Escribo esto desde el dolor, desde la consternación de saber que ocho años después, ocho años exactos, “Fede” nos dejó. Una neumonía atípica y complicaciones siguientes se llevaron la vida de alguien atípico… especial, diferente. Un pibe con el que gustaba hablar de la pelota, pero sobre todo de la vida. El que agradecía “la objetividad” que nunca fue tal, el que me debía haber pegado unas cuantas trompadas -porque hasta lo merecía- y no. No lo hizo.

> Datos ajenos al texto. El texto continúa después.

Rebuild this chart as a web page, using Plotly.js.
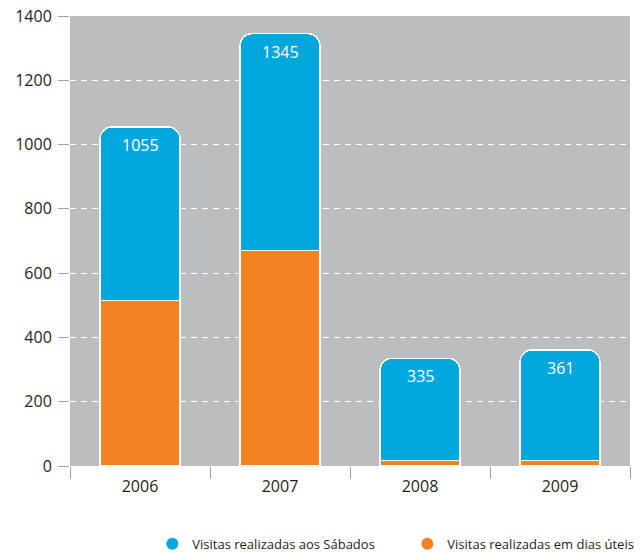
<!DOCTYPE html>
<html>
<head>
<meta charset="utf-8">
<script src="https://cdn.plot.ly/plotly-3.0.1.min.js"></script>
<style>html,body{margin:0;padding:0;background:#fff;}#chart{width:642px;height:553px;}</style>
</head>
<body>
<div id="chart"></div>
<script>
const years = ['2006', '2007', '2008', '2009'];
const totals = [1055, 1345, 335, 361];
const diasUteis = [515, 670, 17, 17];
const sabados = totals.map((t, i) => t - diasUteis[i]);
const seriesNames = ['Visitas realizadas aos Sábados', 'Visitas realizadas em dias úteis'];
const yTicks = [0, 200, 400, 600, 800, 1000, 1200, 1400];

const blue = '#00a7dc';
const orange = '#f58220';
const fontFam = '"Open Sans", "Noto Sans", sans-serif';

const traces = [
  {
    type: 'bar', x: years, y: diasUteis, name: seriesNames[1], showlegend: false,
    marker: {color: orange, line: {color: '#ffffff', width: 1.5}},
    hoverinfo: 'skip'
  },
  {
    type: 'bar', x: years, y: sabados, name: seriesNames[0], showlegend: false,
    marker: {color: blue, line: {color: '#ffffff', width: 1.5}},
    hoverinfo: 'skip'
  },
  {
    type: 'scatter', mode: 'markers', x: [null], y: [null], name: seriesNames[0],
    marker: {color: blue, size: 12, symbol: 'circle'}
  },
  {
    type: 'scatter', mode: 'markers', x: [null], y: [null], name: seriesNames[1],
    marker: {color: orange, size: 12, symbol: 'circle'}
  }
];

const annotations = years.map((yr, i) => ({
  x: i, y: totals[i], xref: 'x', yref: 'y', text: String(totals[i]),
  showarrow: false, yanchor: 'middle', yshift: -18,
  font: {color: '#ffffff', size: 16, family: fontFam}
}));

const layout = {
  width: 642, height: 553,
  margin: {l: 70, r: 12, t: 16, b: 87, autoexpand: false},
  paper_bgcolor: '#ffffff',
  plot_bgcolor: '#bcbdbf',
  barmode: 'stack',
  bargap: 0.43,
  barcornerradius: 12,
  font: {family: fontFam, color: '#231f20', size: 16},
  annotations: annotations,
  xaxis: {
    type: 'category', categoryorder: 'array', categoryarray: years,
    tickson: 'boundaries', ticks: 'outside', ticklen: 12,
    tickcolor: '#a0a0a0', tickwidth: 1, showline: false, showgrid: false,
    ticklabelstandoff: 9,
    tickfont: {size: 16, color: '#231f20'}, fixedrange: true, automargin: false
  },
  yaxis: {
    range: [0, 1400], tickvals: yTicks, ticks: 'outside', ticklen: 11,
    tickcolor: '#a0a0a0', tickwidth: 1, showline: false, zeroline: false,
    showgrid: true, gridcolor: '#ffffff', gridwidth: 1.2, griddash: '6px,5px',
    ticklabelstandoff: 3,
    tickfont: {size: 16, color: '#231f20'}, fixedrange: true, automargin: false
  },
  legend: {
    orientation: 'h', traceorder: 'normal', x: 0.147, xanchor: 'left', y: -0.173, yanchor: 'middle',
    font: {size: 13, color: '#231f20'}, entrywidth: 210, entrywidthmode: 'pixels',
    itemclick: false, itemdoubleclick: false
  },
  showlegend: true
};

Plotly.newPlot('chart', traces, layout, {displayModeBar: false, staticPlot: true});
</script>
</body>
</html>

Su puta muerte injusta fue la que me pegó 100 mil veces más fuerte. Más dolorosamente, más dolientemente, más hirientemente. Y yo, que no lo conocía más allá de lo poco que lo veía, tuve que estar en el peor desenlace. No entiendo muy bien por qué. No existe algo que lo explique a ciencia cierta. Seguro que es porque no se fue uno más. Y no lo digo sólo desde el costado de la aceptación futbolera, no. Eso ya lo dejé hace rato en esta nota. Sino porque se nos fue un pibe lleno de luz, que deja en los suyos y ajenos el mejor de los recuerdos.
Si no puedo seguir escribiendo, buscando mejores palabras o poniendo en esta hoja las justas o que traten de ser más originales, es que estoy doblemente conmovido, porque el calendario -en este 4 de mayo- me lleva obligadamente a varios años atrás, cuando éramos simples estudiantes en Córdoba. Porque fui al sanatorio, porque lo quería saludar. Porque lo quería ver. Y porque puedo escribir millones de letras, ser lo más poético o banal posible, pero ninguna demostrará lo que es la injusticia de la vida, de la maldita muerte, de este día que se oscureció de golpe. De este señor que se ha ido. Del “Fede”, del “Facha”, cuya lindura iba más allá de lo físico. De ese pibe, que sólo vale recordarlo con una sonrisa y que en el recuerdo de todos lo que lo conocieron siempre estará.